2005 Mechanical Engineering Laboratory (Deere Pavilion)
Professor Anthony Jacobi
ABSTRACT: Micro and nanostructures have long been recognized to promise heat transfer enhancement in phase-change processes for a wide range of applications including thermal management, building environment control, water harvesting, desalination, and industrial power generation. In this talk, I will focus on fundamental investigations of water vapor condensation on superhydrophobic surfaces, as well as the demonstration of such surfaces for enhanced condensation heat transfer performance. Through the use of fabrication, characterization, modeling, and experiments, we examined the role of surface structure on emerging droplet morphology, nucleation density, droplet growth rate, and departure characteristics including a coalescence-induced jumping mechanism. The insights gained from the fundamental studies led to the development of a scalable functionalized oxide nanostructure technique on copper surfaces capable of sustaining jumping droplet condensation. Accordingly, we demonstrated a 25% higher overall heat flux and 30% higher condensation heat transfer coefficient compared to state-of-the-art hydrophobic condensing surfaces. In addition, we discovered that these jumping droplets during condensation are also electrostatically charged due to electric double layer separation. With the aid of electric fields, the charge on the droplets was quantified, and the mechanism for the charge accumulation was studied. Finally, we demonstrated electric-field-enhanced condensation, whereby an external electric field was used to force charged departing droplets away from the surface. The results experimentally demonstrated a 50% higher overall heat transfer coefficient compared to the no-field jumping surface and a 90% higher heat transfer coefficient when compared to state-of-the-art dropwise condensing surfaces. This work not only shows significant condensation heat transfer enhancement, but it offers improved fundamental understanding of wetting and condensation on micro/nanostructures as well as practical implementation of these structures. The insights gained promise new surface engineering approaches to enhance the performance of various thermal management and energy production applications.

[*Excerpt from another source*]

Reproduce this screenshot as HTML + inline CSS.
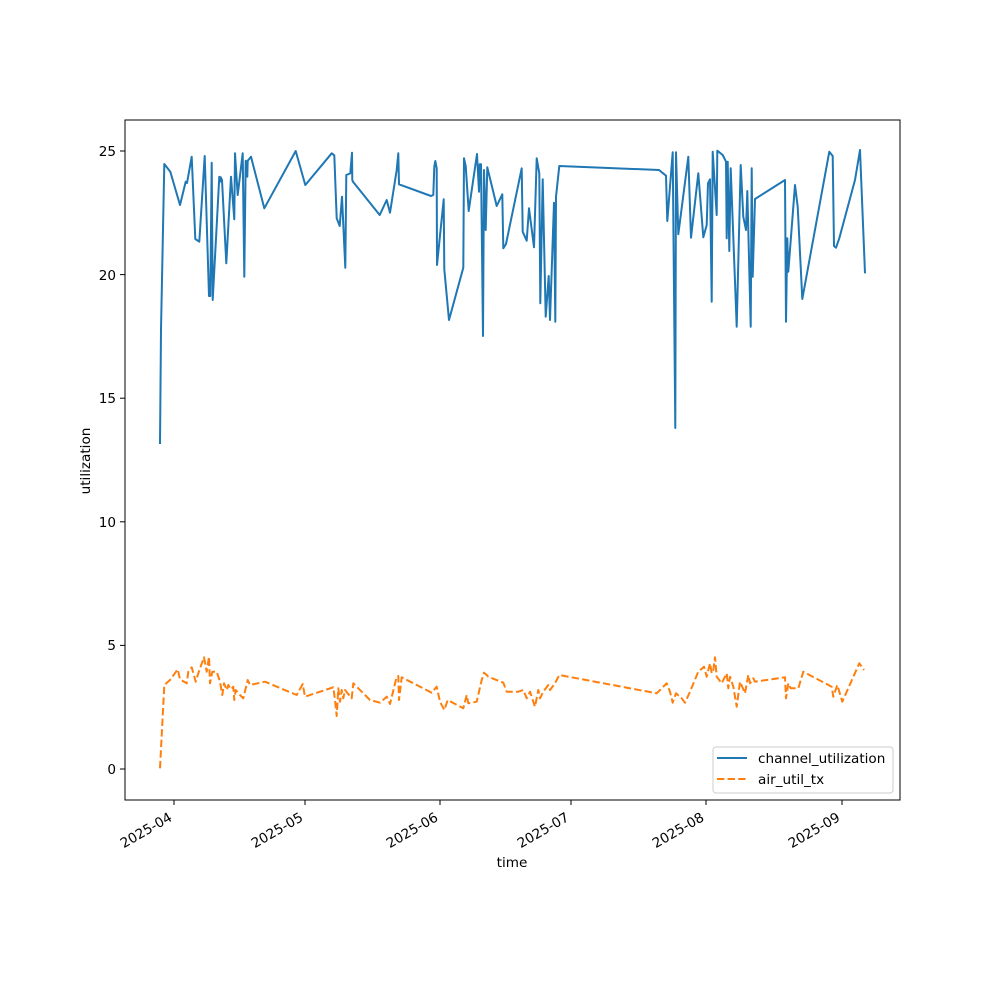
<!DOCTYPE html>
<html><head><meta charset="utf-8"><style>body{margin:0;background:#fff}svg{display:block}text{font-family:"DejaVu Sans","Liberation Sans",sans-serif;font-size:13.6px;fill:#000}</style></head><body>
<svg width="1000" height="1000" viewBox="0 0 1000 1000">
<rect x="125" y="120" width="775" height="680" fill="none" stroke="#000" stroke-width="1"/>
<g stroke="#000" stroke-width="1">
<line x1="120" y1="769" x2="125" y2="769"/><line x1="120" y1="645.4" x2="125" y2="645.4"/><line x1="120" y1="521.8" x2="125" y2="521.8"/><line x1="120" y1="398.2" x2="125" y2="398.2"/><line x1="120" y1="274.6" x2="125" y2="274.6"/><line x1="120" y1="151" x2="125" y2="151"/>
<line x1="174" y1="800" x2="174" y2="805"/><line x1="305" y1="800" x2="305" y2="805"/><line x1="440" y1="800" x2="440" y2="805"/><line x1="571" y1="800" x2="571" y2="805"/><line x1="706" y1="800" x2="706" y2="805"/><line x1="842" y1="800" x2="842" y2="805"/>
</g>
<g text-anchor="end">
<text x="116" y="774">0</text><text x="116" y="650">5</text><text x="116" y="527">10</text><text x="116" y="403">15</text><text x="116" y="280">20</text><text x="116" y="156">25</text>
</g>
<g text-anchor="end">
<text x="173" y="820" transform="rotate(-30 173 820)">2025-04</text>
<text x="304" y="820" transform="rotate(-30 304 820)">2025-05</text>
<text x="439" y="820" transform="rotate(-30 439 820)">2025-06</text>
<text x="570" y="820" transform="rotate(-30 570 820)">2025-07</text>
<text x="705" y="820" transform="rotate(-30 705 820)">2025-08</text>
<text x="841" y="820" transform="rotate(-30 841 820)">2025-09</text>
</g>
<text x="512" y="867" text-anchor="middle">time</text>
<text x="90" y="461" text-anchor="middle" transform="rotate(-90 90 461)">utilization</text>
<polyline fill="none" stroke="#1f77b4" stroke-width="2" stroke-linejoin="round" points="160,444 161,330 164.3,164 170.3,171.7 180,205 185.7,181.7 187,183 191.7,156.7 195.3,239 199.3,241.7 204.7,156 209,296 210.3,296 211.7,162.7 212.7,300 219.3,176.7 220,181.7 220.7,177.3 222,180 226.3,263.3 231,176.7 234.3,219.3 235,153.3 237.7,195 242.7,153.3 244.3,276.7 245.7,160.7 247.3,176.7 247.7,160.7 251,156.7 264.3,208.3 295.7,151 305.3,185 331.7,153.3 334.3,155.3 336.7,218.3 339.7,226 342,196.7 345.3,267.7 346.3,175 350.3,173.3 352,152.7 352.3,180 353,181.7 379.7,215 386.7,200 390,212.7 396.7,170 398.3,153.3 399,184.3 431,196 433.3,195 434.3,166.7 435.3,161 436.7,168.3 437,265 443.7,199.3 444.3,269.3 449,320 463.3,267.7 464,158.3 465.7,166 468.7,211 477,154 479,191.7 479.7,164.3 481,164.3 483,336 484,170 485.7,230 487.3,167.3 496.7,206 502.3,194.3 503.3,248.3 506,244 521.7,168.3 522.7,231.7 526.7,240.7 529,208.3 534,247.3 536.7,158.3 539.3,173.3 540.3,303.3 542.7,179.3 545.7,316.7 548.7,276 550,320 554,202.7 555.3,321.7 556,196.7 559.3,166 659,170 666,175.7 667.3,221 672.7,152.3 675.3,428 676,152.3 678.3,234.3 688.3,156.7 691,237.7 698.3,173.3 703.3,237.3 706.7,225 708,183.3 710,179.3 711.7,301.7 712.7,151.7 716.7,215 717.3,150.7 722.7,155 726,161.7 726.7,238.3 727.7,161.7 729.3,251 730.7,168.3 736.7,326.7 740.7,165 743.3,216.7 746,230 747.3,191 748.3,230 750.7,326.7 751.7,168.3 752.7,276.7 755,199 785,180 786,321.7 787.3,238.3 788.3,271.7 795,185 797.7,206.7 802.3,299 829.3,151.7 832.7,156 834,246 836,247.7 839.3,238.3 855,180 860,150 865,273.3"/>
<polyline fill="none" stroke="#ff7f0e" stroke-width="2" stroke-dasharray="7.4,3.2" stroke-linejoin="round" points="160,768.3 164.3,685 170,680 177.7,669.3 180,679.3 186.7,683.3 188.3,671.7 191.7,667.3 195.7,681.7 198.3,673.3 204,657.3 206.7,671.7 209,656.7 210,683.3 212.3,671.7 216.7,671.7 220,681.7 222.3,695 224,683.3 226.7,690 228.3,685 231,689.3 233.3,686.7 234.3,700 235.7,690 240,695 243.3,698.3 247.7,680 250,685 265,681.7 296.7,695 302.7,684 305,696.7 333.3,687.3 335,700 336.7,716 338.3,688.3 340,701.7 341.7,690 343.3,698.3 345,690 351.7,698.3 353.3,683.3 358.3,688.3 370,700 380,702.7 386.7,696.7 390,704 396.7,676.7 398.3,676 399,700 401.7,677.3 431.7,692.7 436.7,686.7 440,701.7 444.3,710 447.7,700 463.3,708.3 466.7,695 468.3,703.3 476.7,701.7 481.7,680 484,672.7 486.7,675 488.3,676.7 503.3,682.7 506.7,691.7 518.3,691.7 523.3,690 526.7,698.3 530,691.7 535,706.7 538.3,690 540,698.3 543.3,691.7 548.3,685 550,690 555,683.3 559.3,675 656.7,693.3 666.7,683.3 670,691.7 672.7,702.7 676,693.3 681.7,698.3 685,702.7 690,691.7 698.3,671.7 704,666.7 706.7,676.7 710,663.3 711.7,673.3 713.3,670 715,657.3 716.7,676.7 721.7,683.3 726.7,673.3 728.3,688.3 730,676.7 733.3,686.7 736.7,706.7 740,681.7 745,693.3 748.3,675 750,683.3 753.3,678.3 755,681.7 785,677.3 786,698.3 788.3,683.3 790.7,688.3 798.3,688.3 803.3,671.7 831.7,686.7 833.3,696.7 837.3,685 842.3,701.7 859.3,663.3 864,670"/>
<rect x="713" y="747" width="180" height="46" rx="3" fill="#fff" fill-opacity="0.8" stroke="#ccc" stroke-width="1"/>
<line x1="717" y1="758" x2="747" y2="758" stroke="#1f77b4" stroke-width="2"/>
<line x1="717" y1="779" x2="747" y2="779" stroke="#ff7f0e" stroke-width="2" stroke-dasharray="7.4,3.2"/>
<text x="758" y="763">channel_utilization</text>
<text x="758" y="784">air_util_tx</text>
</svg>
</body></html>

BIO: Dr. Nenad Miljkovic is currently a Postdoctoral Associate in the Device Research Lab at the Department of Mechanical Engineering at the Massachusetts Institute of Technology. He specializes in phase-change heat transfer, interfacial phenomena, and solar energy conversion. He earned his PhD and M.S. degrees from the Massachusetts Institute of Technology in 2013 and 2011, respectively. His PhD work focused on the design and characterization of micro/nanostructured surfaces for enhanced condensation heat transfer, while his M.S. work involved the development and analysis of a novel solar energy conversion system called the Hybrid Solar Thermoelectric (HSTE). In 2012, he was the recipient of the ASME Micro/Nano Heat Transfer Heat and Mass Transfer International Conference Best Paper Award (First Prize), and in 2013 he received the Wunsch Foundation Silent Hoist and Crane Award for outstanding graduate research during his PhD. His work has been extensively covered by journal and media outlets, including MRS Bulletin, MIT Front Page News, MIT Energy Futures Magazine NSF News, Bloomberg, CBS Smart Planet, New England Post, International Business Times, and Reuters. He has 6 patents granted or pending, and has given more than 30 talks at international conferences.